This Day in History – 12 Tishrei/September 25

In 2048/1714 B.C.E., this day was shlishi l’milah of Avraham Avinu, according to Pirkei d’Rabi Eliezer.

As we are taught in the beginning of Parashas Vayeira, Hashem took the sun out of its sheath, causing it to shine very intensely so that Avraham Avinu, who was recovering from his bris, would not be troubled with guests. When Hashem came to be mevaker choleh and saw how desperate Avraham Avinu was for guests, He sent three malachim in the form of humans. One of the malachim was Raphael, who healed Avraham Avinu; another brought Sarah Imeinu the good tidings that she would become the mother of Yitzchak within the year.


 

Yahrtzeiten

5615/1854, Harav Yechiel Mechel of Zhvil, zt”l


 

5537/1776, Harav Avraham Hamalach, zt”l

Son of the Maggid of Mezeritch, Reb Avraham was born in 5501/1741. The madreigos of the talmidim of the Baal Shem Tov are beyond our comprehension. Yet in that generation of great and holy masters, the “Malach” was known by this unique title because of his exceptional level of holiness. He had virtually no connection with the material world.

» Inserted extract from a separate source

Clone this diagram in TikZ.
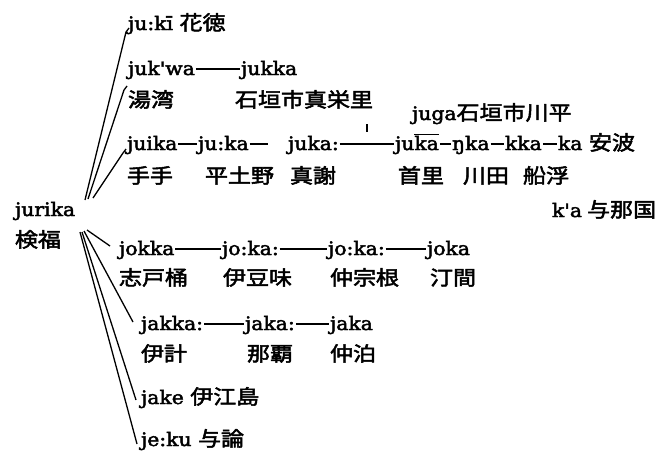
\documentclass[tikz,border=0pt]{standalone}
\usepackage{fontspec}
\setmainfont[FakeStretch=1.1,FakeBold=2.5,Ligatures=TeXOff]{DejaVu Serif}
\newfontfamily\cjfont[FakeStretch=1.15,FakeBold=2.5]{Noto Sans CJK JP}
\newcommand\cj[1]{{\fontsize{20}{24}\cjfont #1}}
\newcommand\ovl[1]{\ensuremath{\overline{\hbox{#1}}}}
\begin{document}
\begin{tikzpicture}[x=1pt,y=-1pt,
  w/.style={anchor=base west,inner sep=0pt,outer sep=0pt,font=\fontsize{18.5}{22}\selectfont},
  branch/.style={line width=1.3pt,line join=round},
  link/.style={line width=1.2pt}]
\useasboundingbox (0,0) rectangle (664,455);
% words
\node[w] (jukii) at (128,30) {ju:kī \cj{花徳}};
\node[w] (jukwa) at (128,75) {juk'wa};
\node[w] (jukka) at (241,75) {jukka};
\node[w] (yuwan) at (128,107) {\cj{湯湾}};
\node[w] (maeza) at (235,107) {\cj{石垣市真栄里}};
\node[w] (juga) at (412,120) {juga\cj{石垣市川平}};
\node[w] (juika) at (127,150) {juika};
\node[w] (juka1) at (198,150) {ju:ka};
\coordinate (d1) at (268,144);
\node[w] (juka2) at (288,150) {juka:};
\node[w] (juka3) at (395,150) {ju\ovl{ka}};
\node[w] (nka) at (452,150) {ŋka};
\node[w] (kka) at (505,150) {kka};
\node[w] (ka) at (558,150) {ka \cj{安波}};
\node[w] (tete) at (127,183) {\cj{手手}};
\node[w] (hetono) at (205,183) {\cj{平土野}};
\node[w] (majaku) at (290,183) {\cj{真謝}};
\node[w] (shuri) at (398,183) {\cj{首里}};
\node[w] (kawata) at (463,183) {\cj{川田}};
\node[w] (funauki) at (523,183) {\cj{船浮}};
\node[w] (kha) at (552,217) {k'a\hspace{5pt}\cj{与那国}};
\node[w] (jurika) at (15,216) {jurika};
\node[w] (kenpuku) at (15,247) {\cj{検福}};
\node[w] (jokka) at (119,255) {jokka};
\node[w] (joka1) at (222,255) {jo:ka:};
\node[w] (joka2) at (328,255) {jo:ka:};
\node[w] (joka3) at (427,255) {joka};
\node[w] (shitooke) at (119,285) {\cj{志戸桶}};
\node[w] (izumi) at (223,285) {\cj{伊豆味}};
\node[w] (nakasone) at (330,285) {\cj{仲宗根}};
\node[w] (tema) at (430,285) {\cj{汀間}};
\node[w] (jakka) at (141,330) {jakka:};
\node[w] (jaka1) at (245,330) {jaka:};
\node[w] (jaka2) at (330,330) {jaka};
\node[w] (ikei) at (141,361) {\cj{伊計}};
\node[w] (naha) at (247,361) {\cj{那覇}};
\node[w] (nakadomari) at (330,361) {\cj{仲泊}};
\node[w] (jake) at (141,404) {jake \cj{伊江島}};
\node[w] (jeku) at (141,446) {je:ku \cj{与論}};
% links between forms
\foreach \a/\b in {jukwa/jukka,juika/juka1,juka2/juka3,juka3/nka,nka/kka,kka/ka,
  jokka/joka1,joka1/joka2,joka2/joka3,jakka/jaka1,jaka1/jaka2}
  \draw[link] ([xshift=1pt,yshift=6pt]\a.base east) -- ([xshift=-1pt,yshift=6pt]\b.base west);
\draw[link] ([xshift=1pt,yshift=6pt]juka1.base east) -- (d1);
\draw[link] (367,124) -- (367,132);
% branches from jurika
\coordinate (o1) at (85,200);
\coordinate (o2) at (88,199);
\coordinate (o3) at (93,198);
\coordinate (o4) at (87,230);
\coordinate (o5) at (84,231);
\coordinate (o6) at (82,232);
\coordinate (o7) at (80,232);
\coordinate (e1) at (126,32);
\coordinate (f1) at (129,28);
\coordinate (e2) at (124,90);
\coordinate (f2) at (127,86);
\coordinate (e3) at (123,153);
\coordinate (f3) at (126,149);
\coordinate (e4) at (110,246);
\coordinate (e5) at (133,322);
\coordinate (e6) at (136,400);
\coordinate (e7) at (137,444);
\draw[branch] (o1) -- (e1) -- (f1);
\draw[branch] (o2) -- (e2) -- (f2);
\draw[branch] (o3) -- (e3) -- (f3);
\draw[branch] (o4) -- (e4);
\draw[branch] (o5) -- (e5);
\draw[branch] (o6) -- (e6);
\draw[branch] (o7) -- (e7);
\end{tikzpicture}
\end{document}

It is said that the Malach was once seen looking out of a window for hours, staring toward a hill in the distance. Asked by an arrogant man why he was doing so, he responded, “I am looking at how a lowly piece of earth can hold itself so high.”

The late Kopyczynitzer Rebbe, Reb Moshe Mordechai, zt”l, a descendant of the Malach, once told the following story, which he heard from his father:

The Malach was married to the daughter of Harav Feivish of Kremenitz, mechaber of Mishnas Chachamim. Reb Feivish was so devoted to his Torah studies that he did not attend his own daughter’s wedding for fear of the bitul Torah involved.

Later, however, when he heard of the greatness of his son-in-law’s father, the Great Maggid, he decided to pay him a visit. He arrived on a Friday afternoon, hoping to be invited to the home of his illustrious mechutan for the Shabbos meals. The Maggid, however, instructed his son the Malach to invite his father-in-law for the Friday-night seudah.

As the Malach entered the house with his father-in-law, Rav Feivish, he began singing Shalom Aleichem, welcoming the malachim who escort Yidden home from shul on Friday evening. As the Malach recited the words of Shalom Aleichem, his father-in-law suddenly fainted. After he was revived, the Malach turned to him and said, “You saw your malachim. If you had seen my malachim — if you had seen my malachim!…”

Chassidim understood this to mean that Rav Feivish had actually seen the malachim who escorted him home from shul. If he had seen the malachim who escorted his son-in-law home, it might not have been possible to revive him.

About half a year before his petirah, the Malach accepted the position of maggid in the kehillah of Chovastov. He did so because of the influence of the Meor Einayim of Chernobyl, but he rarely revealed himself to the public eye.

Many tzaddikim of the generation traveled to bask in the presence of the Malach. Among them were Harav Boruch of Mezhibuzh and the Meor Einayim of Chernobyl.

The Malach was niftar at a very young age, 36, leaving two sons, Harav Yisrael Chaim of Ludmir and Harav Shalom Shachna of Prohobich, who was the father of Harav Yisrael of Ruzhin.

Zechuso yagen aleinu.


 

September 25

In 1513, Spanish explorer Vasco Nunez de Balboa crossed the Isthmus of Panama and sighted the Pacific Ocean.

In 1789, the first United States Congress adopted 12 amendments to the Constitution and sent them to the states for ratification. Ten of the amendments became known as the Bill of Rights.

In 1890, President Benjamin Harrison signed a measure establishing Sequoia National Park.

In 1997, President Bill Clinton pulled open the door of Central High School in Little Rock, Arkansas, as he welcomed nine black adults who’d faced hate-filled mobs as children 40 years earlier.